NEW YORK — A private research group’s gauge of future economic activity edged up only slightly in July, suggesting growth will be sluggish for the rest of the year. The Conference Board said its index of leading economic indicators rose 0.1 percent, after dropping 0.3 percent in June. Economists polled by Thomson Reuters had expected a gain of 0.2 percent.
The gauge had risen sharply from spring 2009 through March of this year. It has flattened out since then. Businesses aren’t building up stocks as quickly as they did after the recession ended. Consumers are saving more and spending less. The Conference Board’s economist, Ken Goldstein, said this resulted in “a weak economy with little forward momentum. However, the good news is that the data do not point to a recession.’’
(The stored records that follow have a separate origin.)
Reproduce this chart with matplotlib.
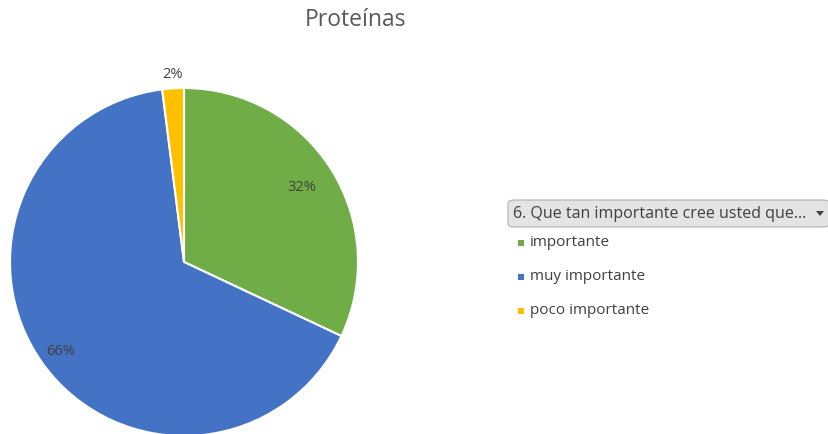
import matplotlib
matplotlib.use("Agg")
import matplotlib.pyplot as plt
from matplotlib.patches import FancyBboxPatch, Rectangle, Polygon
import numpy as np

categories = ["importante", "muy importante", "poco importante"]
values = [32, 66, 2]
colors = ["#70AD47", "#4472C4", "#FFC000"]
label_radius = [0.80, 0.875, 1.08]
title = "Proteínas"
legend_title = "6. Que tan importante cree usted que..."

W, H = 829, 434
fig = plt.figure(figsize=(W / 100, H / 100), dpi=100)
plt.rcParams["font.family"] = ["Open Sans", "DejaVu Sans"]

cx, cy, r = 184, 262, 174
ax = fig.add_axes([(cx - r) / W, (H - cy - r) / H, 2 * r / W, 2 * r / H])
wedges, _ = ax.pie(values, colors=colors, startangle=90, counterclock=False,
                   radius=1.0, wedgeprops=dict(edgecolor="white", linewidth=1.5))
ax.set_xlim(-1, 1)
ax.set_ylim(-1, 1)
ax.set_aspect("equal")
ax.axis("off")

total = sum(values)
for w, v, lr in zip(wedges, values, label_radius):
    mid = np.deg2rad((w.theta1 + w.theta2) / 2)
    ax.text(lr * np.cos(mid), lr * np.sin(mid), f"{round(100 * v / total)}%",
            ha="center", va="center", fontsize=10.5, color="#404040")

fig.text(356 / W, 1 - 20 / H, title, ha="center", va="center",
         fontsize=16.5, color="#595959")

# legend header button
bx0, by0, bx1, by1 = 508, 200, 829, 227
box = FancyBboxPatch((bx0 / W, 1 - by1 / H), (bx1 - bx0) / W, (by1 - by0) / H,
                     boxstyle="round,pad=0,rounding_size=0.008",
                     transform=fig.transFigure, facecolor="#E4E4E4",
                     edgecolor="#B0B0B0", linewidth=0.8)
fig.add_artist(box)
fig.text(513 / W, 1 - 214 / H, legend_title, ha="left", va="center",
         fontsize=11.5, color="#404040")
arrow = Polygon([[816 / W, 1 - 211 / H], [824 / W, 1 - 211 / H], [820 / W, 1 - 216 / H]],
                closed=True, transform=fig.transFigure, facecolor="#404040",
                edgecolor="none")
fig.add_artist(arrow)

ys = [243, 277, 311]
for cat, col, y in zip(categories, colors, ys):
    fig.add_artist(Rectangle((518 / W, 1 - (y + 3) / H), 6 / W, 6 / H,
                             transform=fig.transFigure, facecolor=col,
                             edgecolor="none"))
    fig.text(530 / W, 1 - y / H, cat, ha="left", va="center",
             fontsize=11, color="#404040")

fig.savefig("out.png", dpi=100)
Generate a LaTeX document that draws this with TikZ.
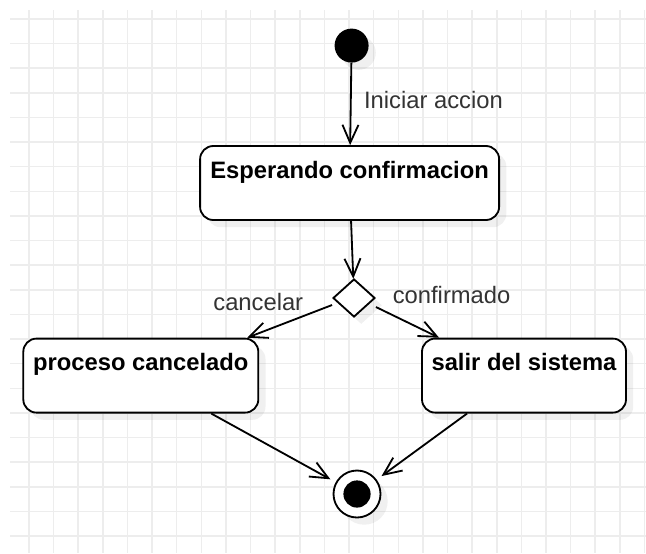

Wells Fargo Securities estimates the economy will grow 2 percent or less for the rest of the year. The government had estimated the economy grew 2.4 percent in the April-to-June quarter, but that is expected to be revised lower next week.
One boost to the leading indicators index was the difference between 10-year interest rates and the overnight interest rate, which the Federal Reserve has kept at a record low near zero. A wide gap between the two can mean investors expect economic activity to pick up.
While still historically high, that gap has shrunk this summer. Investors sought the safety of 10-year Treasury notes, driving down the yield. Low consumer confidence and a drop in building permits were the biggest drags on the index.